En la columna anterior hice referencia a mi reencuentro con este autor fundamental de la literatura francesa y universal, a partir de la lectura de su Diario.
No leí los cuatro tomos en los que está plasmada la versión original y completa de esa obra, pero me bastó una edición abreviada en un solo tomo para reiniciar la búsqueda y lectura de su abundante obra literaria.
El escritor español Enrique Vila-Matas sostiene que “de un modo involuntario, el Diario de Gide cuenta la historia de alguien que se pasó la vida buscando realizar su obra maestra y no la logró.
O tal vez sí, tal vez sí la logró, y su obra maestra sería entonces paradójicamente ese Diario que iba reflejando la búsqueda de su obra cumbre”.
Su lectura resulta de verdad apasionante y placentera, por encontrarnos frente a un hombre y un escritor inteligente, polémico, conflictivo, que a través de páginas estimulantes da cuenta del día a día donde conocemos de sus relaciones y amistades, de su formación e influencias, sus contradicciones, sus gustos y posturas.
En algún momento expresó que “es mejor ser odiado por lo que eres que ser amado por lo que no eres”. En el Diario supe de la emotiva correspondencia que recibía de sus lectores, uno de los cuales agradece que haya escrito una obra como Los alimentos terrenales, que le ayudó a reencontrar sentido a la vida.
Gide dice en una de las primeras páginas: “que mi libro te enseñe a interesarte por ti más que por él mismo, y luego por todo lo demás más que por ti”.
Aunque sus escritos no siempre fueron bien aceptados por la sociedad francesa y provocaron el alejamiento de algunos de sus amigos, se mantuvo fiel a sí mismo. Jorge Luis Borges lo consideró un héroe del libre albedrío.
Escribió en el prólogo a Los monederos falsos: (André Gide) “Creyó que el hombre puede dirigir su conducta y consagró su vida al examen y a la renovación de la ética, no menos que al ejercicio y al goce de la literatura”.

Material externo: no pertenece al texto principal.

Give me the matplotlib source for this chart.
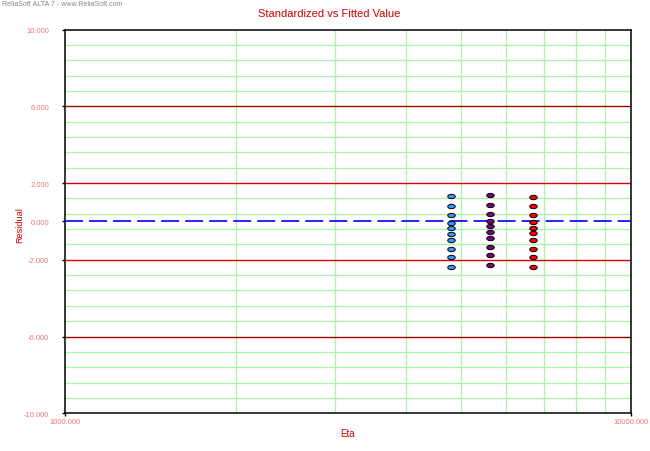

En la introducción a una de sus novelas se anota que Gide expresa, a través de uno de sus personajes, palabras que denotan su orgullo por haber cumplido, a pesar de las debilidades y errores de su vida (¿y quién no los tiene?) una misión creadora:
“Yo levanté mi ciudad. Después de mí, sabrá habitarla inmortalmente mi pensamiento. Con aceptación me aproximo a la muerte solitario.
Probé los bienes de la tierra.
Me es grato pensar que después de mí, gracias a mí, los hombres se reconocerán más felices, mejores y más libres. Por el bien de la humanidad futura realicé mi obra. Viví”.